Intel/AMD 在虚拟化的整体设计上区别不大，因此以 Intel VMX 为例对虚拟化在硬件层面上的实现讲解：

VMX CPU 虚拟化基本原理

什么是一个物理处理器？

从某种程度上来说，物理处理器⽆⾮包括了：

⼀些存放数据的物理寄存器，
使⽤这些寄存器的指令集，
按照⼀段预先写好的指令流，在给定时间点使⽤给定的部分寄存器来完成某种⽬的。

那么一个虚拟的处理器也应该包含同样的内容：

⼀些存放数据的虚拟寄存器（往往存在内存中），
使⽤这些寄存器的指令集（一些指令因为是敏感指令，所以其行为需要进行虚拟化，后面 VMX 会介绍），
按照⼀段预先写好的指令流（guest 里的指令），如果 EIP 寄存器以及操纵 EIP 寄存器的指令都经过了正确的虚拟化，那么这段 guest 指令流就可以正确地被执行。

VMX NIs

对指令集的虚拟化：VMX Modes

KVM 所基于的硬件虚拟化技术 VMX，背后的方法论就是陷入再模拟（trap-and-emulate）：

一些普通指令比如计算指令不需要特别对待，直接在 guest 里运行就行，也就是说这部分指令是不需要进行虚拟化的；
一些指令被称为敏感指令，当 Guest 执行这些敏感指令时，不会执行这条指令真正的功能，而是会陷入到 VMM 中进行处理。相当于 VMM 代 guest 执行了这部分指令，VMM 模拟完成后再返回 guest，guest 感知不到陷入和模拟的过程，只能看到指令执行后的结果；

仅仅凭借当前 x86 架构上的四个特权级别无法满足对于敏感指令的模拟。

为了在硬件维度实现上述陷入再模拟的效果，VMX 在特权级别（Ring）之外提供了另外一个维度的分类，VMX modes，包含两种模式，分别叫做 root mode 和 non-root mode：

VMX root mode：VMM(Hypervisor) 运行在 root mode。
VMX non-root mode：VM(Guest) 运行在 non-root mode。

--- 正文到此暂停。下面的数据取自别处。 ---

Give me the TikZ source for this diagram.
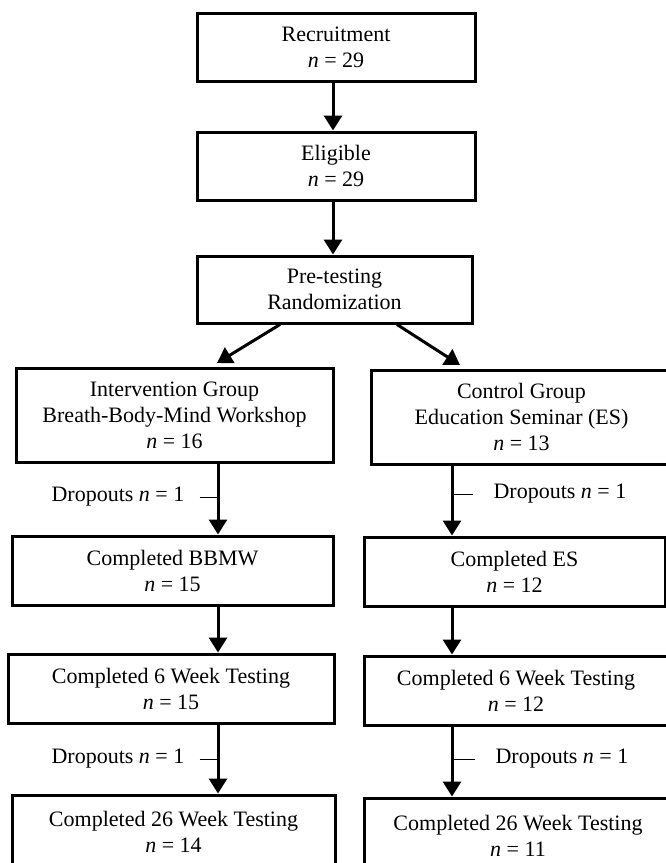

VMX 提供了两条 VMX 指令：VMXON：打开 VMX modes；VMXOFF：关闭 VMX modes。

VMX modes 和 Ring 的概念是正交的，所以细化来说，因此实际上我们有以下四种模式：

Root kernel mode (KVM 运行在这个模式)
Root userspace mode (QEMU 以及一众 Userspace VMM 运行在这个 mode)
Non-root kernel mode (Guest kernel mode，Guest 的 kernel space 运行在这个 mode)
Non-root userspace mode (Guest userspace mode，Guest 的 userspace 运行在这个 mode)

从 VMX root mode 到 VMX non-root mode 之间的转换叫做 VMX transitions，有两种类型：

VMX Entry ：从 VMX root mode 到 VMX non-root mode 。即进入虚拟机。一般通过特权指令 VMLAUNCH/VMRESUME 进入；
VMX Exit ：从 VMX non-root mode 到 VMX root mode 。即退出虚拟机。

VMX Entry 和 VMX Exit 不是在任何 ring 的组合下都可以发生的，根本原因在于 VMLAUNCH/VMRESUME 这两条指令是特权指令，在 root mode userspace 会 raise UD 出来。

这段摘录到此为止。